= Records with drawing code =
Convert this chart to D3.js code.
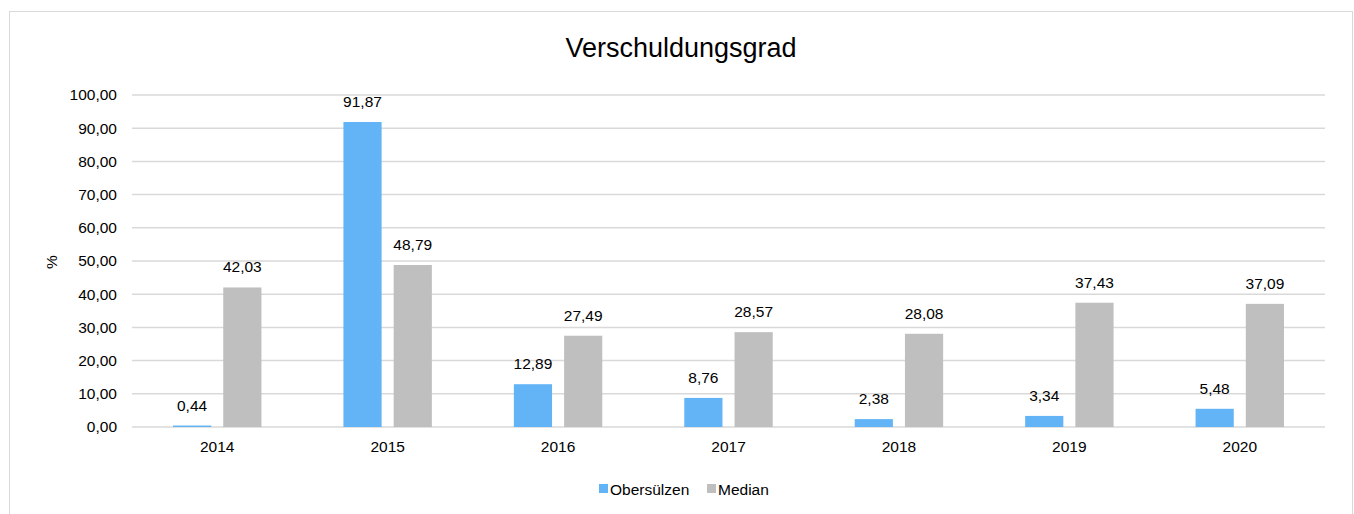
<!DOCTYPE html>
<html>
<head>
<meta charset="utf-8">
<script src="https://cdn.jsdelivr.net/npm/d3@7"></script>
<style>
  body { margin: 0; background: #fff; }
  svg { font-family: "Liberation Sans", Arial, sans-serif; }
</style>
</head>
<body>
<svg id="chart" width="1354" height="514"></svg>
<script>
const years = ["2014", "2015", "2016", "2017", "2018", "2019", "2020"];
const obersuelzen = [0.44, 91.87, 12.89, 8.76, 2.38, 3.34, 5.48];
const median = [42.03, 48.79, 27.49, 28.57, 28.08, 37.43, 37.09];
const yTicks = [0, 10, 20, 30, 40, 50, 60, 70, 80, 90, 100];
const seriesNames = ["Obersülzen", "Median"];
const colors = ["#63B4F6", "#BFBFBF"];

const svg = d3.select("#chart");
const margin = {top: 95, right: 29, bottom: 87, left: 132};
const width = 1354 - margin.left - margin.right;
const height = 514 - margin.top - margin.bottom;
const fs = 15.5;

// outer frame
svg.append("rect")
    .attr("x", 9.5).attr("y", 11.5)
    .attr("width", 1343).attr("height", 520)
    .attr("fill", "none")
    .attr("stroke", "#D9D9D9")
    .attr("stroke-width", 1);

svg.append("text")
    .attr("x", 681).attr("y", 57)
    .attr("text-anchor", "middle")
    .attr("font-size", 27)
    .attr("fill", "#000")
    .text("Verschuldungsgrad");

const g = svg.append("g")
    .attr("transform", "translate(" + margin.left + "," + margin.top + ")");

const x = d3.scaleBand().domain(years).range([0, width]).paddingInner(0).paddingOuter(0);
const x1 = d3.scaleBand().domain(seriesNames).range([41, x.bandwidth() - 41]).paddingInner(0.24);
const y = d3.scaleLinear().domain([0, 100]).range([height, 0]);

const fmt = v => d3.format(".2f")(v).replace(".", ",");

// grid
g.append("g")
    .selectAll("line")
    .data(yTicks)
    .join("line")
    .attr("x1", 0).attr("x2", width)
    .attr("y1", d => y(d)).attr("y2", d => y(d))
    .attr("stroke", "#D9D9D9")
    .attr("stroke-width", 1.5);

// y axis labels
g.append("g")
    .call(d3.axisLeft(y).tickValues(yTicks).tickFormat(fmt).tickSize(0).tickPadding(15))
    .call(a => a.select(".domain").remove())
    .selectAll("text")
    .attr("font-size", fs)
    .attr("font-family", "Liberation Sans, Arial, sans-serif")
    .attr("fill", "#000");

// x axis labels
g.append("g")
    .attr("transform", "translate(0," + height + ")")
    .call(d3.axisBottom(x).tickSize(0).tickPadding(14))
    .call(a => a.select(".domain").remove())
    .selectAll("text")
    .attr("font-size", fs)
    .attr("font-family", "Liberation Sans, Arial, sans-serif")
    .attr("fill", "#000");

svg.append("text")
    .attr("transform", "translate(57,262) rotate(-90)")
    .attr("text-anchor", "middle")
    .attr("font-size", fs)
    .text("%");

const rows = years.map((yr, i) => ({year: yr, values: [obersuelzen[i], median[i]]}));

const groups = g.selectAll("g.year")
    .data(rows)
    .join("g")
    .attr("class", "year")
    .attr("transform", d => "translate(" + x(d.year) + ",0)");

groups.selectAll("rect")
    .data(d => d.values.map((v, k) => ({key: seriesNames[k], v: v, k: k})))
    .join("rect")
    .attr("x", d => x1(d.key))
    .attr("width", x1.bandwidth())
    .attr("y", d => y(d.v))
    .attr("height", d => height - y(d.v))
    .attr("fill", d => colors[d.k]);

groups.selectAll("text.lbl")
    .data(d => d.values.map((v, k) => ({key: seriesNames[k], v: v, k: k})))
    .join("text")
    .attr("class", "lbl")
    .attr("x", d => x1(d.key) + x1.bandwidth() / 2)
    .attr("y", d => y(d.v) - 15)
    .attr("text-anchor", "middle")
    .attr("font-size", fs)
    .attr("fill", "#000")
    .text(d => fmt(d.v));

// legend
const legend = svg.append("g").attr("transform", "translate(599,489)");
const legX = [0, 108];
seriesNames.forEach((name, i) => {
    const lg = legend.append("g").attr("transform", "translate(" + legX[i] + ",0)");
    lg.append("rect").attr("x", 0).attr("y", -5).attr("width", 9).attr("height", 9).attr("fill", colors[i]);
    lg.append("text").attr("x", 11).attr("y", 5.5).attr("font-size", fs).text(name);
});
</script>
</body>
</html>
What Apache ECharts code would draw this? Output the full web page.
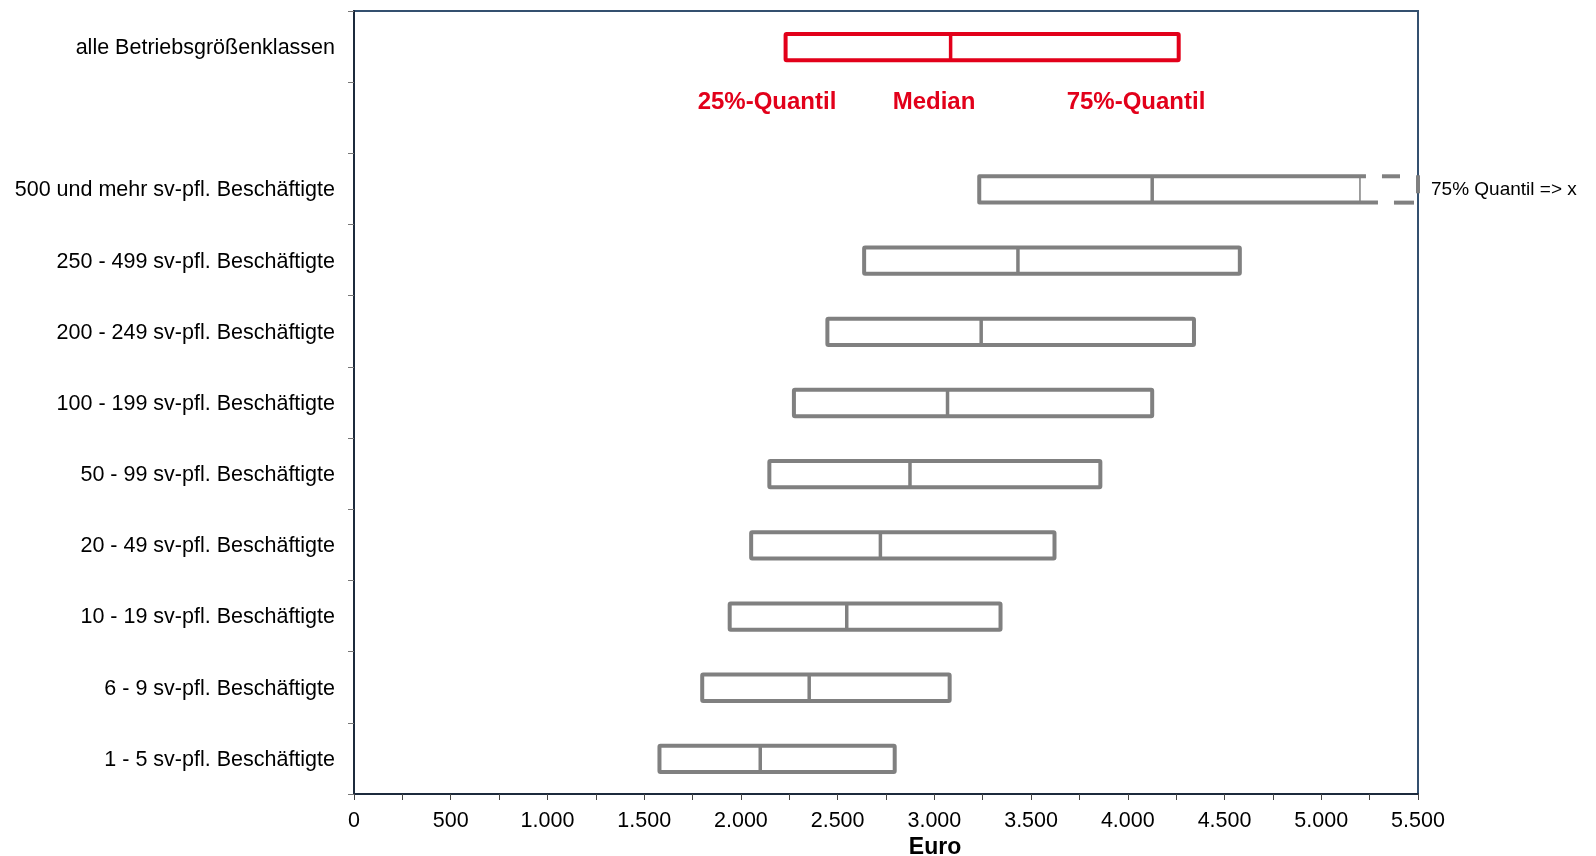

= Exercise description =
Reproduce each line of the records exactly, and omit every picture.

= Solved exercise =
Convert this chart to D3.js code.
<!DOCTYPE html>
<html>
<head>
<meta charset="utf-8">
<script src="https://cdn.jsdelivr.net/npm/d3@7"></script>
<style>
  body { margin: 0; background: #fff; }
  svg { font-family: "Liberation Sans", Arial, sans-serif; }
</style>
</head>
<body>
<svg id="chart" width="1354" height="514"></svg>
<script>
const years = ["2014", "2015", "2016", "2017", "2018", "2019", "2020"];
const obersuelzen = [0.44, 91.87, 12.89, 8.76, 2.38, 3.34, 5.48];
const median = [42.03, 48.79, 27.49, 28.57, 28.08, 37.43, 37.09];
const yTicks = [0, 10, 20, 30, 40, 50, 60, 70, 80, 90, 100];
const seriesNames = ["Obersülzen", "Median"];
const colors = ["#63B4F6", "#BFBFBF"];

const svg = d3.select("#chart");
const margin = {top: 95, right: 29, bottom: 87, left: 132};
const width = 1354 - margin.left - margin.right;
const height = 514 - margin.top - margin.bottom;
const fs = 15.5;

// outer frame
svg.append("rect")
    .attr("x", 9.5).attr("y", 11.5)
    .attr("width", 1343).attr("height", 520)
    .attr("fill", "none")
    .attr("stroke", "#D9D9D9")
    .attr("stroke-width", 1);

svg.append("text")
    .attr("x", 681).attr("y", 57)
    .attr("text-anchor", "middle")
    .attr("font-size", 27)
    .attr("fill", "#000")
    .text("Verschuldungsgrad");

const g = svg.append("g")
    .attr("transform", "translate(" + margin.left + "," + margin.top + ")");

const x = d3.scaleBand().domain(years).range([0, width]).paddingInner(0).paddingOuter(0);
const x1 = d3.scaleBand().domain(seriesNames).range([41, x.bandwidth() - 41]).paddingInner(0.24);
const y = d3.scaleLinear().domain([0, 100]).range([height, 0]);

const fmt = v => d3.format(".2f")(v).replace(".", ",");

// grid
g.append("g")
    .selectAll("line")
    .data(yTicks)
    .join("line")
    .attr("x1", 0).attr("x2", width)
    .attr("y1", d => y(d)).attr("y2", d => y(d))
    .attr("stroke", "#D9D9D9")
    .attr("stroke-width", 1.5);

// y axis labels
g.append("g")
    .call(d3.axisLeft(y).tickValues(yTicks).tickFormat(fmt).tickSize(0).tickPadding(15))
    .call(a => a.select(".domain").remove())
    .selectAll("text")
    .attr("font-size", fs)
    .attr("font-family", "Liberation Sans, Arial, sans-serif")
    .attr("fill", "#000");

// x axis labels
g.append("g")
    .attr("transform", "translate(0," + height + ")")
    .call(d3.axisBottom(x).tickSize(0).tickPadding(14))
    .call(a => a.select(".domain").remove())
    .selectAll("text")
    .attr("font-size", fs)
    .attr("font-family", "Liberation Sans, Arial, sans-serif")
    .attr("fill", "#000");

svg.append("text")
    .attr("transform", "translate(57,262) rotate(-90)")
    .attr("text-anchor", "middle")
    .attr("font-size", fs)
    .text("%");

const rows = years.map((yr, i) => ({year: yr, values: [obersuelzen[i], median[i]]}));

const groups = g.selectAll("g.year")
    .data(rows)
    .join("g")
    .attr("class", "year")
    .attr("transform", d => "translate(" + x(d.year) + ",0)");

groups.selectAll("rect")
    .data(d => d.values.map((v, k) => ({key: seriesNames[k], v: v, k: k})))
    .join("rect")
    .attr("x", d => x1(d.key))
    .attr("width", x1.bandwidth())
    .attr("y", d => y(d.v))
    .attr("height", d => height - y(d.v))
    .attr("fill", d => colors[d.k]);

groups.selectAll("text.lbl")
    .data(d => d.values.map((v, k) => ({key: seriesNames[k], v: v, k: k})))
    .join("text")
    .attr("class", "lbl")
    .attr("x", d => x1(d.key) + x1.bandwidth() / 2)
    .attr("y", d => y(d.v) - 15)
    .attr("text-anchor", "middle")
    .attr("font-size", fs)
    .attr("fill", "#000")
    .text(d => fmt(d.v));

// legend
const legend = svg.append("g").attr("transform", "translate(599,489)");
const legX = [0, 108];
seriesNames.forEach((name, i) => {
    const lg = legend.append("g").attr("transform", "translate(" + legX[i] + ",0)");
    lg.append("rect").attr("x", 0).attr("y", -5).attr("width", 9).attr("height", 9).attr("fill", colors[i]);
    lg.append("text").attr("x", 11).attr("y", 5.5).attr("font-size", fs).text(name);
});
</script>
</body>
</html>
What Apache ECharts code would draw this? Output the full web page.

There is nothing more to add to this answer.